◆ **Your objective**
Find and copy every line in the records that includes the string "full".

◆ **Supplied information**
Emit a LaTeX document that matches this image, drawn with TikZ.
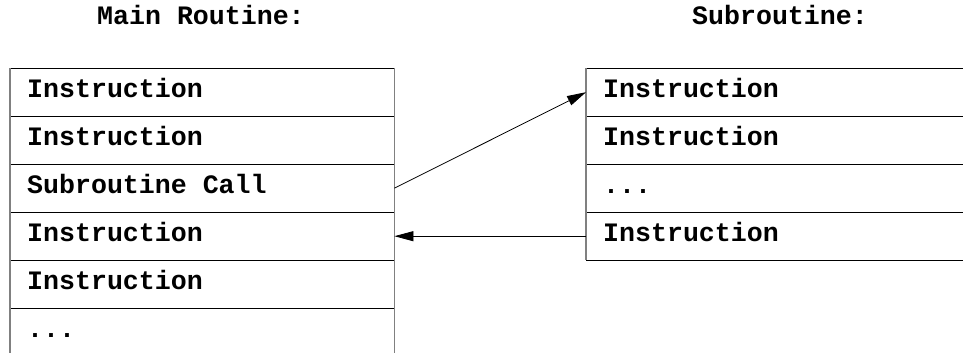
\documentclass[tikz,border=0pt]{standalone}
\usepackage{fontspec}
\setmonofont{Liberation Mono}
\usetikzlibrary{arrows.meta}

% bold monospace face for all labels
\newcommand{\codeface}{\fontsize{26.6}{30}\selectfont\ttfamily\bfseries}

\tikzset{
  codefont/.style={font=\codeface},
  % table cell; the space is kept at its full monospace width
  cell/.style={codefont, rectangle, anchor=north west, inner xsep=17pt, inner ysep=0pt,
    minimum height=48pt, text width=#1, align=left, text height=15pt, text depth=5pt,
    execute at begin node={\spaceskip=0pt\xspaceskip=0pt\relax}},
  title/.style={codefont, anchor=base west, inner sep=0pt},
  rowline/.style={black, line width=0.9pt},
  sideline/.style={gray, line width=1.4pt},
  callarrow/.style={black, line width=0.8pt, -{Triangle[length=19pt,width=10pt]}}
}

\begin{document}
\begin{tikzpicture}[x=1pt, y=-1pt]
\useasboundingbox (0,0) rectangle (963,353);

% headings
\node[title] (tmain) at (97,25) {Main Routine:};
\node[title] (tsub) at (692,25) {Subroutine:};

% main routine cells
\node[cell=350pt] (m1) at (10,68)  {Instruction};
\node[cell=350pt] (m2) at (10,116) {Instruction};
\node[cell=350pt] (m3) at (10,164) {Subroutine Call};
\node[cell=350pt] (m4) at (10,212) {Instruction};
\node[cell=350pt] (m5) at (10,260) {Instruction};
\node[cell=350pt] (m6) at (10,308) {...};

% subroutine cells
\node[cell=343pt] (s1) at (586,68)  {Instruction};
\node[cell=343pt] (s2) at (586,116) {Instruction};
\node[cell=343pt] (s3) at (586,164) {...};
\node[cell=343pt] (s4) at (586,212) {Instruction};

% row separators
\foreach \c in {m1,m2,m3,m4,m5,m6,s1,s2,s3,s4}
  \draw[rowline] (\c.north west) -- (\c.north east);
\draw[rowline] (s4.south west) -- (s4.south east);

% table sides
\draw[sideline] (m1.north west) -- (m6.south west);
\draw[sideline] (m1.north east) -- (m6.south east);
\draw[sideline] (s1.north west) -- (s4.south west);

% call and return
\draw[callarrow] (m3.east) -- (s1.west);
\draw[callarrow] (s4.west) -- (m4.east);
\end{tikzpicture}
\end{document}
==
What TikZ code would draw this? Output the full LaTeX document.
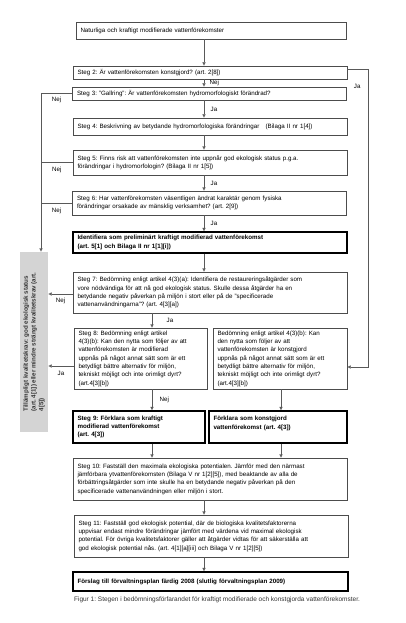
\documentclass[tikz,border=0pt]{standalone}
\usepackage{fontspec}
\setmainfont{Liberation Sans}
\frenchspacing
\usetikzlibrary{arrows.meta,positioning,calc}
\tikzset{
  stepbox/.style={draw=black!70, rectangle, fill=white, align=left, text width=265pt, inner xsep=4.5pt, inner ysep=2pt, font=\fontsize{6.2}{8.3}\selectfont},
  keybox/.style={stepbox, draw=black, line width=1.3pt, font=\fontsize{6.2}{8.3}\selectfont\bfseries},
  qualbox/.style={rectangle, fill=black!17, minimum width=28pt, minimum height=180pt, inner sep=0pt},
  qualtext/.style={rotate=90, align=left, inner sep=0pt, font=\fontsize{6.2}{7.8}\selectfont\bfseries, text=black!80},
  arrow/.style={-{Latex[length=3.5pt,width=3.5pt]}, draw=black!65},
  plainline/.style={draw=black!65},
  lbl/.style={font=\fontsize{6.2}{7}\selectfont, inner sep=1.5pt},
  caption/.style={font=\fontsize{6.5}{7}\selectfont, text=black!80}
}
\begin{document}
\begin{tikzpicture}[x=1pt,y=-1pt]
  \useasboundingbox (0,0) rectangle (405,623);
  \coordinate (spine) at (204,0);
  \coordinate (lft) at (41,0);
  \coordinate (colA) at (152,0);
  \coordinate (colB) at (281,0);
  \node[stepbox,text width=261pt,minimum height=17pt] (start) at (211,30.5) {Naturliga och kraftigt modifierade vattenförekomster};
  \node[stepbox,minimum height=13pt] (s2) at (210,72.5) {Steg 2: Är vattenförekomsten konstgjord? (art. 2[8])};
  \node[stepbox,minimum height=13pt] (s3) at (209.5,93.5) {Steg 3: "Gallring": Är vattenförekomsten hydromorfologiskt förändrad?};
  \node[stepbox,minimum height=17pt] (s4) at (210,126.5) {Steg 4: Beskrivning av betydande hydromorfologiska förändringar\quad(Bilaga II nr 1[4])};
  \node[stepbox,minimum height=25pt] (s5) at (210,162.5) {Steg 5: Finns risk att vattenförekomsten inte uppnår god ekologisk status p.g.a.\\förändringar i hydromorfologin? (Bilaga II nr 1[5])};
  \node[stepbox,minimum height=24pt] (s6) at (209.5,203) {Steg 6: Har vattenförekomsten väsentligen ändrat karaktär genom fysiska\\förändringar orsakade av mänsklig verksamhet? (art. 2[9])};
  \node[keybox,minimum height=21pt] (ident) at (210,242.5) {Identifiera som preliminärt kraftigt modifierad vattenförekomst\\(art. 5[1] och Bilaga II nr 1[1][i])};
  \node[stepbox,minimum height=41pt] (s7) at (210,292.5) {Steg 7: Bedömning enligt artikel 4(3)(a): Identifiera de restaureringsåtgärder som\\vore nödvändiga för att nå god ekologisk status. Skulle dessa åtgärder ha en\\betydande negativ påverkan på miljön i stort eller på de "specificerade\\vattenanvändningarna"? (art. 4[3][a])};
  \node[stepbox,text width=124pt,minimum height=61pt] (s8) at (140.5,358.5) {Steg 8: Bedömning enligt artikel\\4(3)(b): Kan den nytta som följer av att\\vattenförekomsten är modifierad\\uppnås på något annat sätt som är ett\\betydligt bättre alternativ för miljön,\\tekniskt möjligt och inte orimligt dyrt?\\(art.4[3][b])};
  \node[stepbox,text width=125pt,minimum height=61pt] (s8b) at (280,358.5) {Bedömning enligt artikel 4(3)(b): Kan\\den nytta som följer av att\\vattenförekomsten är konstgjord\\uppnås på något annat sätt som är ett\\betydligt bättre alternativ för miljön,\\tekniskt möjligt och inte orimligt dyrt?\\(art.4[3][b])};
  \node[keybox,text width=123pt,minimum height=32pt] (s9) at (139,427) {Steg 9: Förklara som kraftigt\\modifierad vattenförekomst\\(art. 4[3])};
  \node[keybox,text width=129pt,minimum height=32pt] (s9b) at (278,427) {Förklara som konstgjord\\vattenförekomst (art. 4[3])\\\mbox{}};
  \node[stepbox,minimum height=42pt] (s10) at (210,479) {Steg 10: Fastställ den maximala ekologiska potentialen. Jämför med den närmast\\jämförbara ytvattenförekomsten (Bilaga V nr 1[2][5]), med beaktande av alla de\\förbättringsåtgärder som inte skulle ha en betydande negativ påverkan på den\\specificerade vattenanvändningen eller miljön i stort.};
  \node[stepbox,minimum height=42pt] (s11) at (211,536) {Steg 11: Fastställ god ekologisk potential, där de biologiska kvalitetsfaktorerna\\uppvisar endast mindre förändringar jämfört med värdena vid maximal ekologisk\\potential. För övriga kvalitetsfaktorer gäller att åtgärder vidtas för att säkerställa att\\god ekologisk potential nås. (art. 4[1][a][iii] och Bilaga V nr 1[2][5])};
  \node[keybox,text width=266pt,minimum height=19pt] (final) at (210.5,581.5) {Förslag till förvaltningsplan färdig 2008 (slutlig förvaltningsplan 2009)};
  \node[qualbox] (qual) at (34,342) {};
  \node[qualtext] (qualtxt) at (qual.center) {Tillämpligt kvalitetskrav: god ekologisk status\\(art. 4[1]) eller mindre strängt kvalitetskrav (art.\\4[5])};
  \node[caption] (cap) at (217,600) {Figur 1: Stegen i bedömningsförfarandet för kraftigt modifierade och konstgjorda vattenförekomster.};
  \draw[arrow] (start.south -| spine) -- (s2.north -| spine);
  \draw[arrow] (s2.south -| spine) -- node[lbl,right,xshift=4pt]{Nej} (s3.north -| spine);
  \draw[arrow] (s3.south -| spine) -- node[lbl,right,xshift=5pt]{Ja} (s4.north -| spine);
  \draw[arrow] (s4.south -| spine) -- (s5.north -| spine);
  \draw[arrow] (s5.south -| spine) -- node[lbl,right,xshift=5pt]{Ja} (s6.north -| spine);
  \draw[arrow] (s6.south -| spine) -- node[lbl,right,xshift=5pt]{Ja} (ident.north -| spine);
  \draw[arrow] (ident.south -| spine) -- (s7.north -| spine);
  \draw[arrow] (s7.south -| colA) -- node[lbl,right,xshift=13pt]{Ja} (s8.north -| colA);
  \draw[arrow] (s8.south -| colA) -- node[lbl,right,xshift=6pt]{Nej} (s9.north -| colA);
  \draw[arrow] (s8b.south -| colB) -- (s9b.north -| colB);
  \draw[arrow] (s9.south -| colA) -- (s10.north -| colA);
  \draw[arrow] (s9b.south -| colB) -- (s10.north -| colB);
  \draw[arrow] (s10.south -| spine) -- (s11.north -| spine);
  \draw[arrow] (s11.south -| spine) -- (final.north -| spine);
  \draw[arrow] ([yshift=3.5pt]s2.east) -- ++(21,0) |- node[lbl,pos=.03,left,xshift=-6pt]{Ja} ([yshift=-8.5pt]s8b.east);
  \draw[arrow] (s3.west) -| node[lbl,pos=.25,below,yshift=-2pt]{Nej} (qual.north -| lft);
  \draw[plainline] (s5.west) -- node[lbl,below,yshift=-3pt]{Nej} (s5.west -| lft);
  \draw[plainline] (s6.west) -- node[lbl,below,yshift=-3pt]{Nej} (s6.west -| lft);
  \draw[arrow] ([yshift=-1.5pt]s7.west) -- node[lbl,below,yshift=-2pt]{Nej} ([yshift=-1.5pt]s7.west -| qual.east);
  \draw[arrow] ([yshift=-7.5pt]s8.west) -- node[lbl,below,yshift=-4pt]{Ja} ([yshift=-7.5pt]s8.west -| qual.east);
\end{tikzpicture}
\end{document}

◆ **Exercise output**
  % table cell; the space is kept at its full monospace width
What TikZ code would draw this? Output the full LaTeX document.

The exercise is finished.